::: Given records :::

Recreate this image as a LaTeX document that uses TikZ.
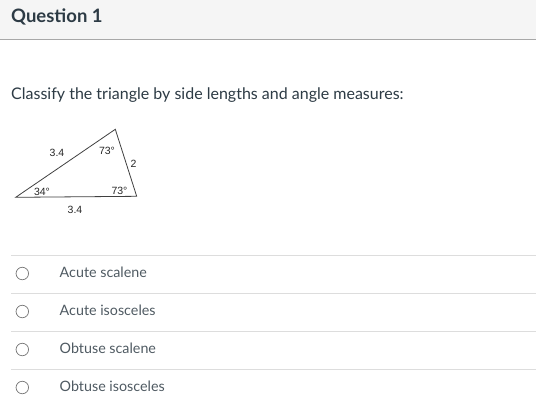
\documentclass[tikz,border=0pt]{standalone}
\usepackage{fontspec}
\setmainfont{Lato}
\newfontfamily\arialf{Liberation Sans}
\definecolor{hdrbg}{HTML}{F5F5F5}
\definecolor{hdrline}{HTML}{A8A8A8}
\definecolor{titlec}{HTML}{2D3B45}
\definecolor{ansc}{HTML}{4F5A62}
\definecolor{sepc}{HTML}{DDDDDD}
\definecolor{radioc}{HTML}{777777}
\tikzset{
  tri/.style={draw=black!75, line width=0.8pt},
  trilbl/.style={font=\arialf\fontsize{10.5}{11}\selectfont, text=black!85, inner sep=0pt},
  ans/.style={font=\fontsize{14.3}{16}\selectfont, text=ansc, anchor=west, inner sep=0pt},
  radio/.style={draw=radioc, line width=0.7pt, circle, minimum size=12.5pt, inner sep=0pt},
  sep/.style={draw=sepc, line width=1pt},
}
\begin{document}
\begin{tikzpicture}[x=1pt,y=-1pt]
\useasboundingbox (0,0) rectangle (536,413);
\fill[white] (0,0) rectangle (536,413);
\fill[hdrbg] (0,0) rectangle (536,39);
\draw[hdrline, line width=1.2pt] (0,39.3) -- (536,39.3);
\node[anchor=base west, inner sep=0pt, font=\bfseries\fontsize{18.5}{22}\selectfont, text=titlec] (title) at (11,22.7) {Question 1};
\node[anchor=base west, inner sep=0pt, font=\fontsize{16}{18}\selectfont, text=titlec] (q) at (11,99) {Classify the triangle by side lengths and angle measures:};
% triangle
\coordinate (A) at (15.7,197.3);
\coordinate (B) at (115.3,129.3);
\coordinate (C) at (136.7,196.3);
\draw[tri] (A) -- (B) -- (C) -- cycle;
\node[trilbl] (l1) at (57,153) {3.4};
\node[trilbl] (l2) at (107,150.5) {73°};
\node[trilbl] (l3) at (133.5,164) {2};
\node[trilbl] (l4) at (42,191.5) {34°};
\node[trilbl] (l5) at (119.5,190.5) {73°};
\node[trilbl] (l6) at (75,209.5) {3.4};
% answers
\foreach \y/\t/\n in {255.5/Acute scalene/a, 293.5/Acute isosceles/b, 331.5/Obtuse scalene/c, 369.5/Obtuse isosceles/d}{
  \coordinate (s\n L) at (11,\y);
  \coordinate (s\n R) at (536,\y);
  \draw[sep] (s\n L) -- (s\n R);
  \node[radio] (r\n) at (22.3,\y+18) {};
  \node[ans] (t\n) at (59.5,\y+17) {\t};
}
\end{tikzpicture}
\end{document}
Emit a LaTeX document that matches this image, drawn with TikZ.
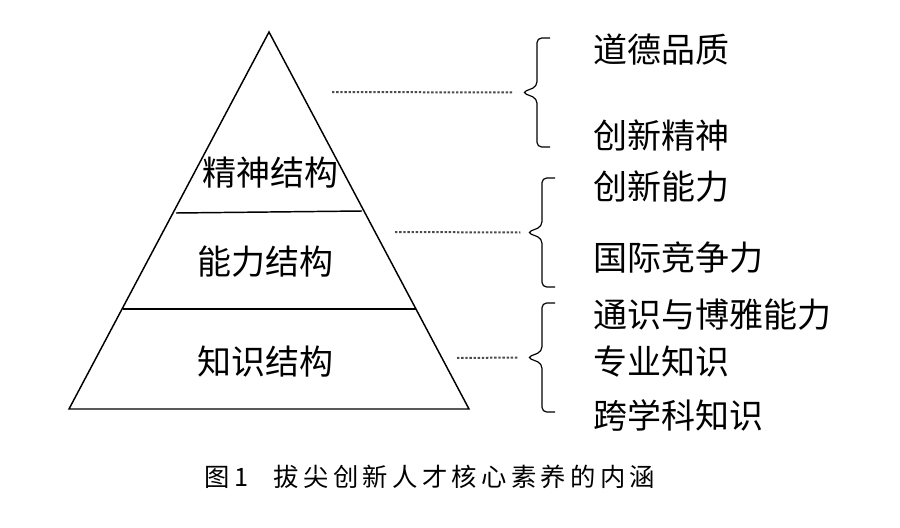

:::

Which lines include the word "image"? List them all.

Recreate this image as a LaTeX document that uses TikZ.
Emit a LaTeX document that matches this image, drawn with TikZ.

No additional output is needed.